«Stell Dir vor, es sind Wahlen, und keiner geht abstimmen»

    KOLUMNE:


    Jugend von heute

    Stellt euch vor, man hätte euch früher einfach euer Sackgeld gestrichen. Hättet ihr dies einfach so hingenommen? Oder hättet ihr dafür gekämpft, dies zu verhindern?

    In anderen Ländern hättet ihr in dieser Diskussion kein Mitbestimmungsrecht, hier in der Schweiz dürfte dies aber nur mit eurer Zustimmung geschehen. Am 9. Juni stehen wieder die Volksabstimmungen an. Dabei dreht sich alles um folgende vier Brennpunkte: Erhöhung der Prämienverbilligung durch Kanton und Bund, Einführung einer Kostenbremse bzgl. der Kosten der obligatorischen Krankenversicherung, Eingriffe in die körperliche oder geistige Unversehrtheit nur unter Zustimmung der betroffenen Person und Stromversorgung mit erneuerbaren Energien. Zwar sind diese Themen recht komplex zu verstehen, aber eigentlich haben sie auf unsere Zukunft einen genauso grossen Einfluss auf unser Leben, wie früher unser Sackgeld. Zwar nicht immer sichtbar, dennoch spürbar.

    Das Privileg unsere Zukunft mitbestimmen zu können, gibt es nicht in vielen Ländern. Seit mehr als einem Jahrzehnt untergräbt die Regierung von Viktor Orbán immer wieder die Voraussetzungen für eine faire, unparteiische und ausgewogene Berichterstattung in den Medien. In Nordkorea regiert seit 1948 die «Paektu-Blutlinie», seit 2011 ist dies Kim Jong-Un. In Russland fanden im März die Präsidentschaftswahlen statt – ein abgekartetes Spiel! Während man in Deutschland nur über die Mitglieder des Bundestags abstimmen darf, stimmt man hier in der direkten Demokratie ebenfalls über Gesetzesänderungen ab. Mit unserer direkten Demokratie stellen wir also eine Ausnahme dar. Wir müssen uns nicht auf Abgeordnete verlassen, sondern können unsere Zukunft selbst in die Hand nehmen und verändern.
    Dennoch zeigen aktuelle Umfragen, dass immer noch nicht genügend Menschen wählen gehen. 2023 betrug der Wähleranteil an den eidgenössischen Volksabstimmungen lediglich 42,5 Prozent. Eine Zahl, die Sorgen bereitet. Auch mein politisches Interesse hielt sich, als ich jüngerr war, stark in Grenzen. Ich verstand nur Bahnhof, wenn sich meine Eltern über die kommenden Abstimmungen unterhielten. Aber je mehr ich mich darauf einliess und in die Vorlagen einlas, desto interessanter wurde es. Denn schliesslich geht es bei diesen Abstimmungen um unsere Zukunft.

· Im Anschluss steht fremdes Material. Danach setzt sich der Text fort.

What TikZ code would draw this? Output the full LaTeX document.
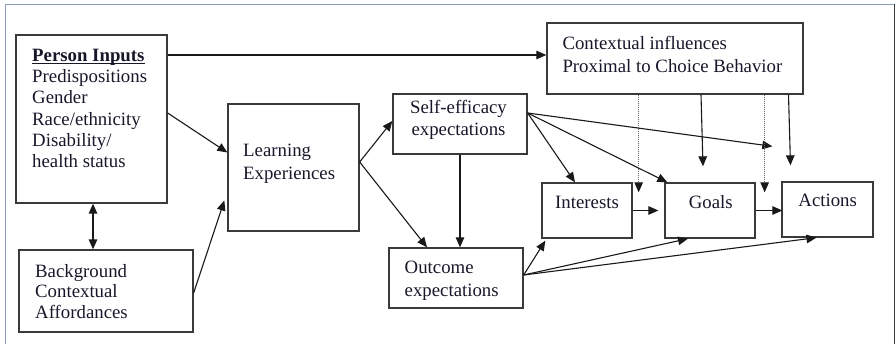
\documentclass[tikz,border=0pt]{standalone}
\usepackage{fontspec}
\setmainfont{Liberation Serif}
\usetikzlibrary{arrows.meta,fit}
\definecolor{ink}{HTML}{17172A}
\definecolor{edge}{HTML}{3A3A3A}
\definecolor{frameblue}{HTML}{8E9DBD}
\definecolor{framedark}{HTML}{3C3C40}
% underline drawn just below the baseline
\newcommand\baseul[1]{\leavevmode\setbox0\hbox{#1}\rlap{\rule[-2.4pt]{\wd0}{1.1pt}}\box0}
\tikzset{
  box/.style={draw=edge, line width=1.3pt, inner sep=0pt, rectangle},
  txt/.style={inner sep=0pt, text=ink, font=\fontsize{18.8}{#1}\selectfont},
  txt/.default=21.2,
  arr/.style={draw=black!90, line width=1.1pt, -{Triangle[length=10pt,width=8.5pt]}},
  dualarr/.style={draw=black!90, line width=1.4pt, {Triangle[length=10pt,width=8.5pt]}-{Triangle[length=10pt,width=8.5pt]}},
  dotarr/.style={draw=black!60, line width=1pt, dash pattern=on 1pt off 1pt,
    -{Triangle[length=10pt,width=8.5pt,color=black!90]}},
}
\begin{document}
\begin{tikzpicture}[x=1pt, y=-1pt]
  \useasboundingbox (0,0) rectangle (896,344);
  % page frame
  \draw[frameblue, line width=1.6pt] (5.5,344) -- (5.5,4.5) -- (894,4.5);
  \draw[framedark, line width=1.4pt] (894.5,4) -- (894.5,344);

  % boxes
  \node[box, fit={(16,35) (167,203)}]   (person) {};
  \node[box, fit={(19,250) (193,332)}]  (bg)     {};
  \node[box, fit={(228,104) (359,231)}] (learn)  {};
  \node[box, fit={(393,94) (527,154)}]  (se)     {};
  \node[box, fit={(389,248) (523,308)}] (out)    {};
  \node[box, fit={(542,183) (632,238)}] (int)    {};
  \node[box, fit={(665,183) (755,238)}] (goals)  {};
  \node[box, fit={(782,182) (873,237)}] (act)    {};
  \node[box, fit={(547,23) (803,94)}]   (ctx)    {};

  % box texts (anchored at the baseline of their last line)
  \node[txt=21.2, anchor=base west, align=left] (persontxt) at (32,167.5)
    {\baseul{\textbf{Person Inputs}}\\Predispositions\\Gender\\Race/ethnicity\\Disability/\\health status};
  \node[txt=20.5, anchor=base west, align=left] (bgtxt) at (35,318.3)
    {Background\\Contextual\\Affordances};
  \node[txt=23.3, anchor=base west, align=left] (learntxt) at (243,180)
    {Learning\\Experiences};
  \node[txt=22.7, anchor=base, align=center] (setxt) at (458.5,136)
    {Self-efficacy\\expectations};
  \node[txt=22.7, anchor=base west, align=left] (outtxt) at (404.5,296.7)
    {Outcome\\expectations};
  \node[txt, anchor=base west] (inttxt) at (555,208.3) {Interests};
  \node[txt, anchor=base] (goalstxt) at (710.7,208.3) {Goals};
  \node[txt, anchor=base] (acttxt) at (827.7,206.7) {Actions};
  \node[txt=23.4, anchor=base west, align=left] (ctxtxt) at (562.3,72.7)
    {Contextual influences\\Proximal to Choice Behavior};

  % free ends and branch points
  \coordinate (lx) at ([yshift=5.5pt]learn.east);
  \coordinate (sx) at ([yshift=11pt]se.east);
  \coordinate (ox) at ([yshift=3pt]out.east);
  \coordinate (acttop) at ([xshift=-9pt,yshift=35pt]act.north west);
  \coordinate (dotA) at ([xshift=6pt,yshift=-10pt]int.north east);
  \coordinate (dotB) at ([xshift=9pt,yshift=-10pt]goals.north east);
  \coordinate (ctxG) at ([xshift=-7pt,yshift=16pt]goals.north);
  \coordinate (ctxA) at ([xshift=-37pt,yshift=16pt]act.north);

  % person inputs
  \draw[arr] ([yshift=3.5pt]ctx.west -| person.east) -- ([yshift=3.5pt]ctx.west);
  \draw[arr] ([yshift=6pt]person.east) -- ([yshift=15pt]learn.west);
  \draw[dualarr] (person.south -| 93,0) -- (bg.north -| 93,0);
  \draw[arr] ([yshift=-2pt]bg.east) -- ([xshift=-3pt,yshift=-33pt]learn.west);

  % learning experiences
  \draw[arr] (lx) -- ([yshift=3pt]se.west);
  \draw[arr] (lx) -- ([xshift=-29pt]out.north);

  % self-efficacy
  \draw[arr] (se.south) -- (se.south |- out.north);
  \draw[arr] (sx) -- ([xshift=-12pt]int.north);
  \draw[arr] (sx) -- ([xshift=3pt]goals.north west);
  \draw[arr] (sx) -- (acttop);

  % outcome expectations
  \draw[arr] (ox) -- ([xshift=4pt,yshift=-2pt]int.south west);
  \draw[arr] (ox) -- ([xshift=-22pt]goals.south);
  \draw[arr] (ox) -- ([xshift=-11pt]act.south);

  % interests, goals, actions
  \draw[arr] (int.east) -- ([xshift=-6pt]goals.west |- int.east);
  \draw[arr] (goals.east) -- ([xshift=1pt]act.west |- goals.east);

  % contextual influences
  \draw[dotarr] (ctx.south -| dotA) -- (dotA);
  \draw[dotarr] (ctx.south -| dotB) -- (dotB);
  \draw[arr] ([xshift=-2pt]ctx.south -| ctxG) -- (ctxG);
  \draw[arr] ([xshift=-2pt]ctx.south -| ctxA) -- (ctxA);
\end{tikzpicture}
\end{document}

    Wir tragen aber nicht nur eine Verantwortung für unser eigenes Leben, sondern ich finde auch für den Rest der Welt. Letztens las ich eine Kolumne, in der ein Deutscher sagte, dass man seiner Meinung nach in der Schweiz zu viel abstimmen müsse. Dass man überfordert sei, sehe man an der niedrigen Stimmbeteiligung. Die direkte Demokratie sei also gar nicht so gut, wie man eigentlich meine. Wollen wir der Welt wirklich dieses Signal senden? Dass man hier in der Schweiz zu viel mitbestimmen darf? Dass eine Demokratie Grenzen hat? Für mich ist die Antwort ganz klar nein. Wir müssen dieses Privileg pflegen. Auch wenn für Jugendliche die Abstimmungen vielleicht zu politisch und uninteressant sind, am Ende müssen wir alle die Konsequenzen ausbaden. Ein Gang an die Urne lohnt sich deshalb immer, egal, ob Jung oder Alt, ob politikinteressiert oder nicht.

    Übrigens, Politik kann auch richtig unterhaltsam sein. Vor allem in Diskussionsrunden, wenn Parteigegner aufeinandertreffen, erinnert es mich fast ein bisschen an Trash-TV, halt nur mit viel mehr Einfluss auf unser Leben und unsere Zukunft.